■ **Information supplied**:
>>>

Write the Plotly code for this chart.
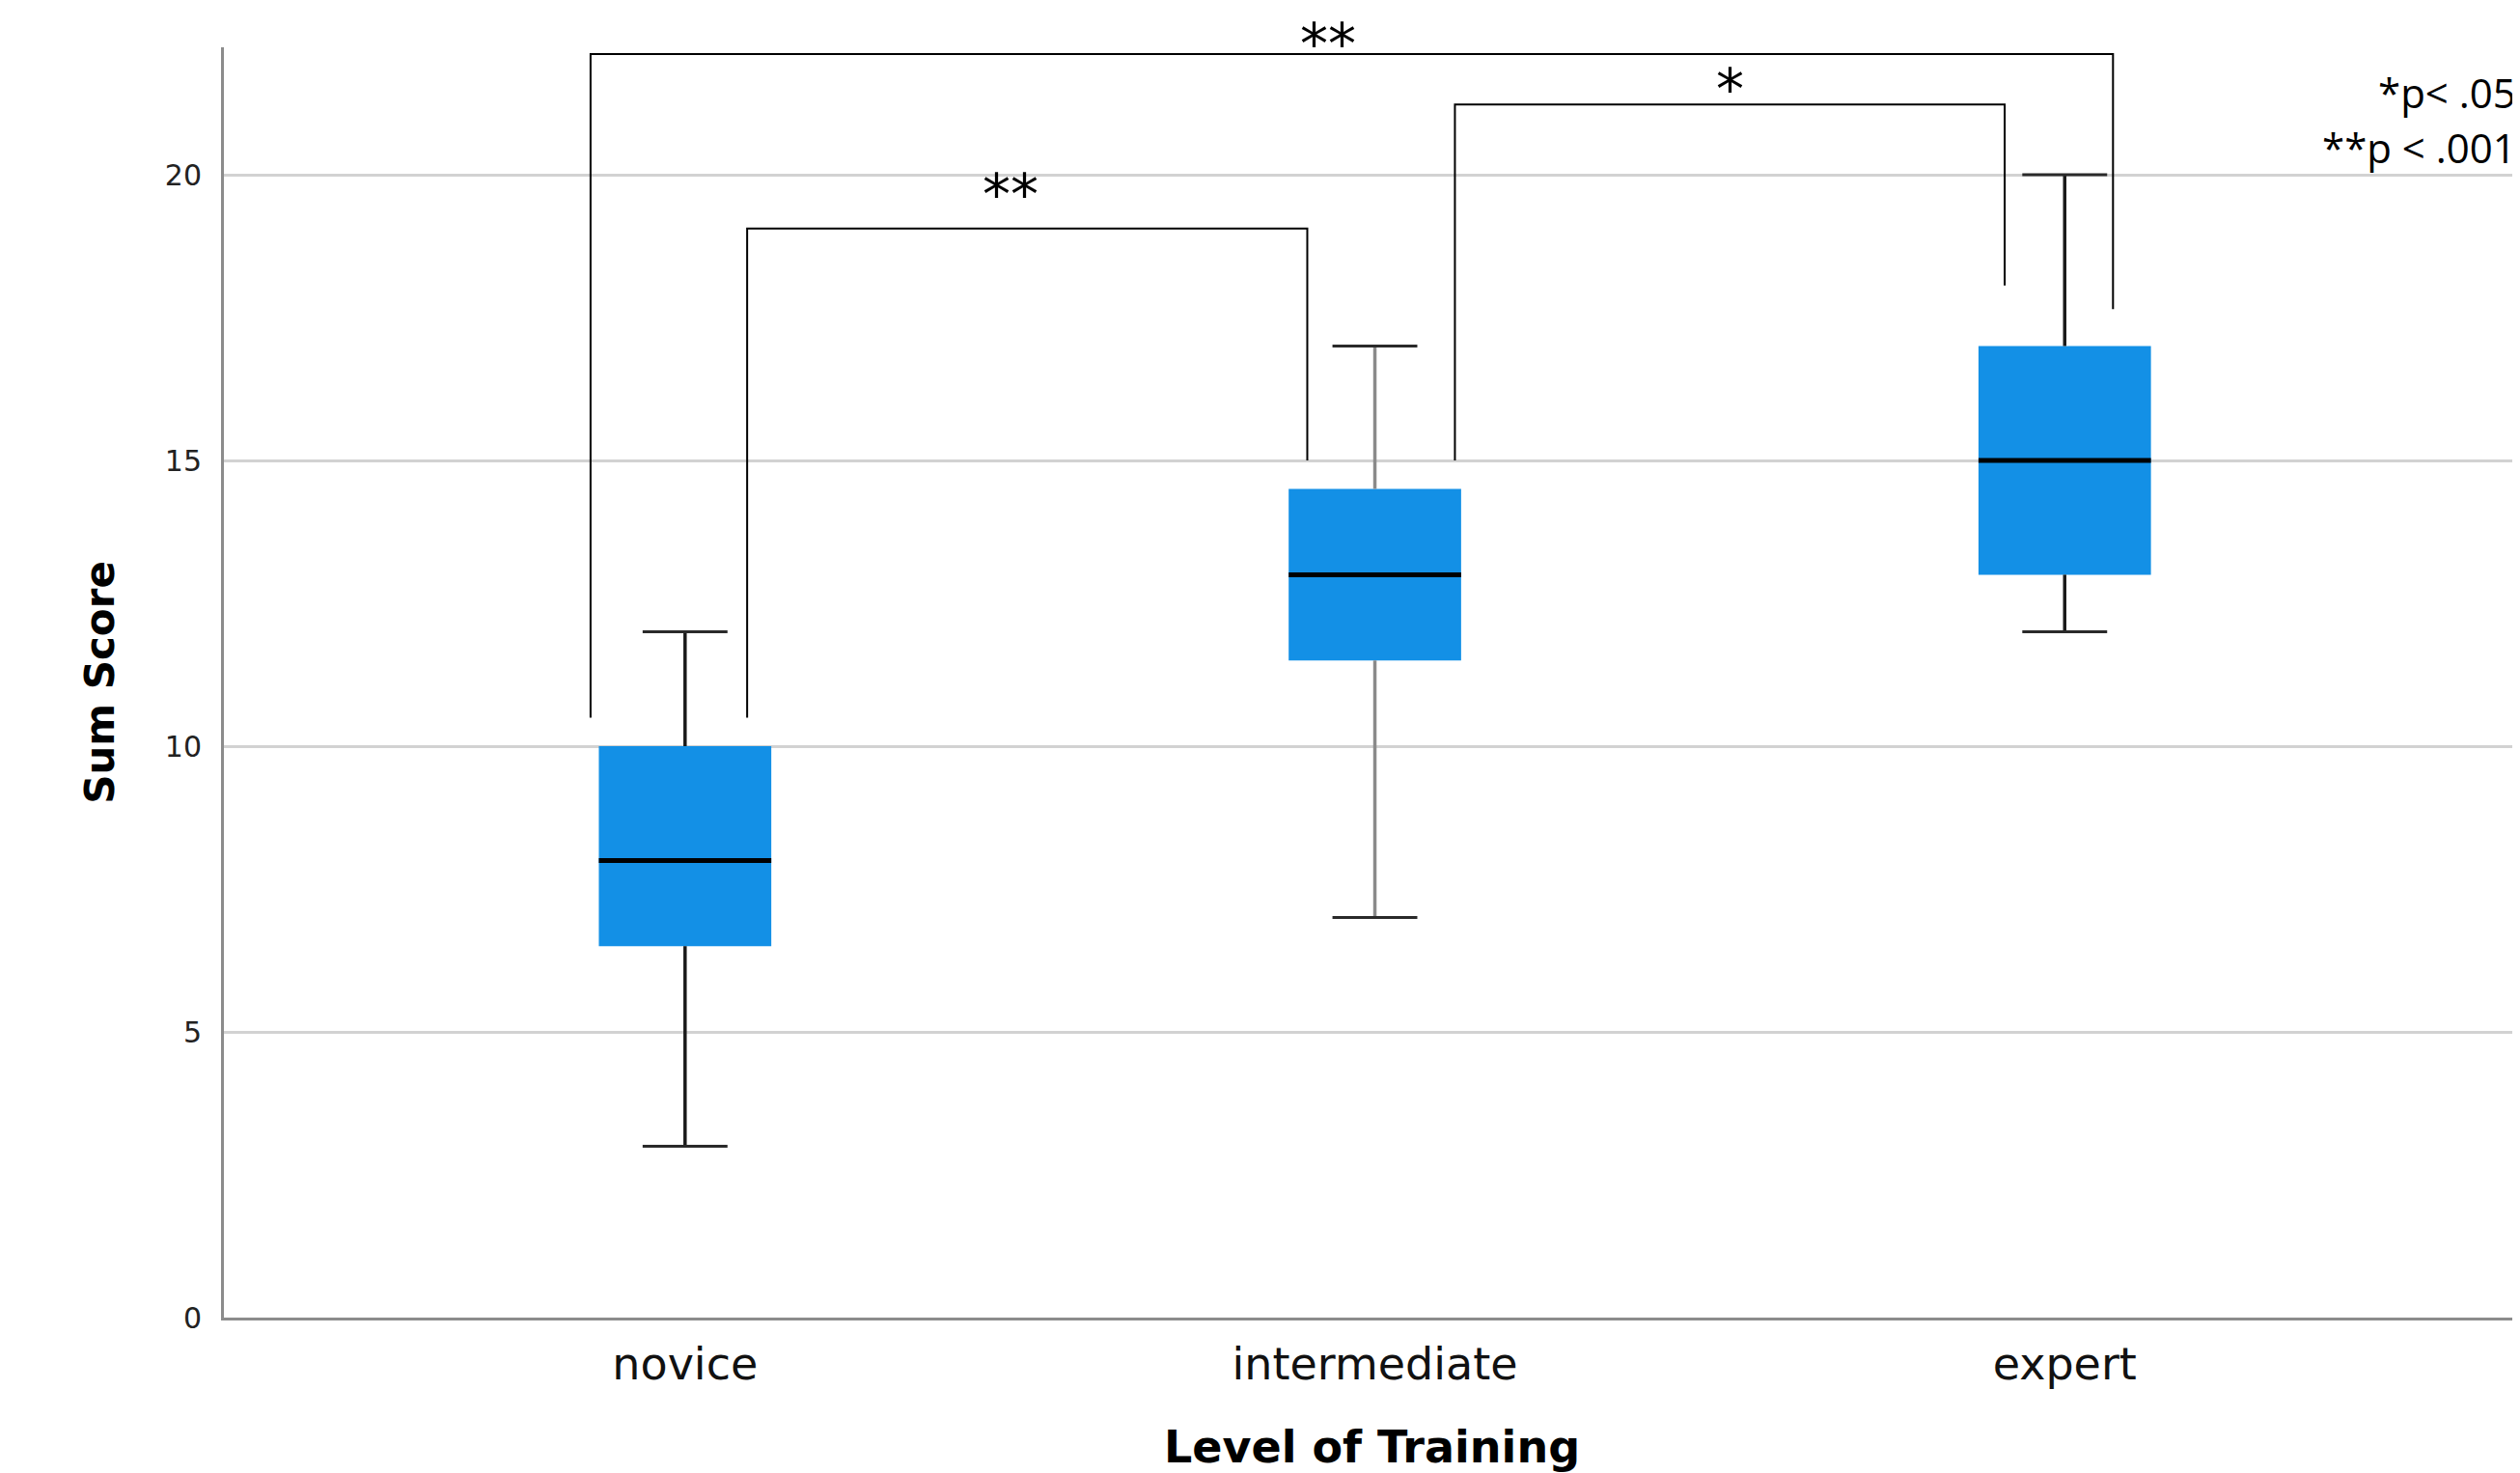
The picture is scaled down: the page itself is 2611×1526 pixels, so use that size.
import plotly.graph_objects as go
import numpy as np

# ---- data ----
categories = ["novice", "intermediate", "expert"]
q_min = [3, 7, 12]
q1 = [6.5, 11.5, 13]
median = [8, 13, 15]
q3 = [10, 14.5, 17]
q_max = [12, 17, 20]

y_ticks = [0, 5, 10, 15, 20]

# significance brackets: left x, right x, top y, left foot y, right foot y, label
bracket_x0 = [0.09, 1.116, -0.137]
bracket_x1 = [0.902, 1.913, 2.070]
bracket_top = [19.06, 21.23, 22.11]
bracket_foot0 = [10.5, 15.0, 10.5]
bracket_foot1 = [15.0, 18.06, 17.65]
bracket_labels = ["**", "*", "**"]

p_notes = ["*p< .05", "**p < .001"]

# ---- styles ----
BOX_COLOR = "#1390E6"
WHISKER_COLORS = ["#1a1a1a", "#8a8a8a", "#1a1a1a"]
BOX_W = 0.25
CAP_W = 0.123
LABEL_SHIFT_Y = [0, -20, -25]
LABEL_SHIFT_X = [-17, 0, -25]

pos = np.arange(len(categories))
fig = go.Figure()

# whiskers (under the box)
for i, c in enumerate(categories):
    fig.add_trace(go.Scatter(
        x=[pos[i], pos[i], None, pos[i], pos[i]],
        y=[q_min[i], q1[i], None, q3[i], q_max[i]],
        mode="lines", line=dict(color=WHISKER_COLORS[i], width=3.5),
        showlegend=False, hoverinfo="skip"))

# boxes
fig.add_trace(go.Bar(
    x=pos, y=np.array(q3) - np.array(q1), base=q1, width=BOX_W,
    marker=dict(color=BOX_COLOR, line=dict(width=0)),
    showlegend=False, hoverinfo="skip"))

# medians and caps
for i, c in enumerate(categories):
    fig.add_trace(go.Scatter(
        x=[pos[i] - BOX_W / 2, pos[i] + BOX_W / 2], y=[median[i], median[i]],
        mode="lines", line=dict(color="#000000", width=5),
        showlegend=False, hoverinfo="skip"))
    fig.add_trace(go.Scatter(
        x=[pos[i] - CAP_W / 2, pos[i] + CAP_W / 2, None,
           pos[i] - CAP_W / 2, pos[i] + CAP_W / 2],
        y=[q_min[i], q_min[i], None, q_max[i], q_max[i]],
        mode="lines", line=dict(color="#2a2a2a", width=3),
        showlegend=False, hoverinfo="skip"))

# significance brackets
for k, (x0, x1, yt, f0, f1, lab) in enumerate(zip(
        bracket_x0, bracket_x1, bracket_top, bracket_foot0, bracket_foot1, bracket_labels)):
    fig.add_trace(go.Scatter(
        x=[x0, x0, x1, x1], y=[f0, yt, yt, f1],
        mode="lines", line=dict(color="#000000", width=2),
        showlegend=False, hoverinfo="skip", cliponaxis=False))
    fig.add_annotation(
        x=(x0 + x1) / 2, y=yt, xref="x", yref="y", text=lab,
        showarrow=False, yanchor="bottom", borderpad=0,
        yshift=LABEL_SHIFT_Y[k], xshift=LABEL_SHIFT_X[k],
        font=dict(family="DejaVu Sans", size=58, color="#000000"))

# p-value notes
for k, (note, yp) in enumerate(zip(p_notes, [0.965, 0.921])):
    fig.add_annotation(
        x=1, y=yp, xref="paper", yref="paper", text=note,
        showarrow=False, xanchor="right", yanchor="middle", xshift=-2,
        font=dict(family="Open Sans", size=42, color="#000000"))

fig.update_layout(
    width=2603, height=1518,
    margin=dict(l=224, r=0, t=41, b=161, pad=0),
    paper_bgcolor="white", plot_bgcolor="white",
    showlegend=False,
    xaxis=dict(
        range=[-0.6685, 2.66],
        tickmode="array", tickvals=pos, ticktext=categories,
        showgrid=False, zeroline=False, showline=True,
        linecolor="#8c8c8c", linewidth=3, ticks="", ticklabelstandoff=6,
        tickfont=dict(family="DejaVu Sans", size=46, color="#111111"),
        title=dict(text="<b>Level of Training</b>", standoff=54,
                   font=dict(family="DejaVu Sans", size=46, color="#000000")),
    ),
    yaxis=dict(
        range=[0, 22.23],
        tickmode="array", tickvals=y_ticks,
        showgrid=True, gridcolor="#d2d2d2", gridwidth=3,
        zeroline=False, showline=True, linecolor="#8c8c8c", linewidth=3,
        ticks="", ticklabelstandoff=14,
        tickfont=dict(family="DejaVu Sans", size=30, color="#222222"),
        title=dict(text="<b>Sum Score</b>", standoff=40,
                   font=dict(family="DejaVu Sans", size=42, color="#000000")),
    ),
)

fig.write_html("out.html")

<<<

■ **Work to do**: Make an exact copy of the data above, pictures excluded.

■ **Solution to this problem**:
Write the Plotly code for this chart.
The picture is scaled down: the page itself is 2611×1526 pixels, so use that size.
import plotly.graph_objects as go
import numpy as np

# ---- data ----
categories = ["novice", "intermediate", "expert"]
q_min = [3, 7, 12]
q1 = [6.5, 11.5, 13]
median = [8, 13, 15]
q3 = [10, 14.5, 17]
q_max = [12, 17, 20]

y_ticks = [0, 5, 10, 15, 20]

# significance brackets: left x, right x, top y, left foot y, right foot y, label
bracket_x0 = [0.09, 1.116, -0.137]
bracket_x1 = [0.902, 1.913, 2.070]
bracket_top = [19.06, 21.23, 22.11]
bracket_foot0 = [10.5, 15.0, 10.5]
bracket_foot1 = [15.0, 18.06, 17.65]
bracket_labels = ["**", "*", "**"]

p_notes = ["*p< .05", "**p < .001"]

# ---- styles ----
BOX_COLOR = "#1390E6"
WHISKER_COLORS = ["#1a1a1a", "#8a8a8a", "#1a1a1a"]
BOX_W = 0.25
CAP_W = 0.123
LABEL_SHIFT_Y = [0, -20, -25]
LABEL_SHIFT_X = [-17, 0, -25]

pos = np.arange(len(categories))
fig = go.Figure()

# whiskers (under the box)
for i, c in enumerate(categories):
    fig.add_trace(go.Scatter(
        x=[pos[i], pos[i], None, pos[i], pos[i]],
        y=[q_min[i], q1[i], None, q3[i], q_max[i]],
        mode="lines", line=dict(color=WHISKER_COLORS[i], width=3.5),
        showlegend=False, hoverinfo="skip"))

# boxes
fig.add_trace(go.Bar(
    x=pos, y=np.array(q3) - np.array(q1), base=q1, width=BOX_W,
    marker=dict(color=BOX_COLOR, line=dict(width=0)),
    showlegend=False, hoverinfo="skip"))

# medians and caps
for i, c in enumerate(categories):
    fig.add_trace(go.Scatter(
        x=[pos[i] - BOX_W / 2, pos[i] + BOX_W / 2], y=[median[i], median[i]],
        mode="lines", line=dict(color="#000000", width=5),
        showlegend=False, hoverinfo="skip"))
    fig.add_trace(go.Scatter(
        x=[pos[i] - CAP_W / 2, pos[i] + CAP_W / 2, None,
           pos[i] - CAP_W / 2, pos[i] + CAP_W / 2],
        y=[q_min[i], q_min[i], None, q_max[i], q_max[i]],
        mode="lines", line=dict(color="#2a2a2a", width=3),
        showlegend=False, hoverinfo="skip"))

# significance brackets
for k, (x0, x1, yt, f0, f1, lab) in enumerate(zip(
        bracket_x0, bracket_x1, bracket_top, bracket_foot0, bracket_foot1, bracket_labels)):
    fig.add_trace(go.Scatter(
        x=[x0, x0, x1, x1], y=[f0, yt, yt, f1],
        mode="lines", line=dict(color="#000000", width=2),
        showlegend=False, hoverinfo="skip", cliponaxis=False))
    fig.add_annotation(
        x=(x0 + x1) / 2, y=yt, xref="x", yref="y", text=lab,
        showarrow=False, yanchor="bottom", borderpad=0,
        yshift=LABEL_SHIFT_Y[k], xshift=LABEL_SHIFT_X[k],
        font=dict(family="DejaVu Sans", size=58, color="#000000"))

# p-value notes
for k, (note, yp) in enumerate(zip(p_notes, [0.965, 0.921])):
    fig.add_annotation(
        x=1, y=yp, xref="paper", yref="paper", text=note,
        showarrow=False, xanchor="right", yanchor="middle", xshift=-2,
        font=dict(family="Open Sans", size=42, color="#000000"))

fig.update_layout(
    width=2603, height=1518,
    margin=dict(l=224, r=0, t=41, b=161, pad=0),
    paper_bgcolor="white", plot_bgcolor="white",
    showlegend=False,
    xaxis=dict(
        range=[-0.6685, 2.66],
        tickmode="array", tickvals=pos, ticktext=categories,
        showgrid=False, zeroline=False, showline=True,
        linecolor="#8c8c8c", linewidth=3, ticks="", ticklabelstandoff=6,
        tickfont=dict(family="DejaVu Sans", size=46, color="#111111"),
        title=dict(text="<b>Level of Training</b>", standoff=54,
                   font=dict(family="DejaVu Sans", size=46, color="#000000")),
    ),
    yaxis=dict(
        range=[0, 22.23],
        tickmode="array", tickvals=y_ticks,
        showgrid=True, gridcolor="#d2d2d2", gridwidth=3,
        zeroline=False, showline=True, linecolor="#8c8c8c", linewidth=3,
        ticks="", ticklabelstandoff=14,
        tickfont=dict(family="DejaVu Sans", size=30, color="#222222"),
        title=dict(text="<b>Sum Score</b>", standoff=40,
                   font=dict(family="DejaVu Sans", size=42, color="#000000")),
    ),
)

fig.write_html("out.html")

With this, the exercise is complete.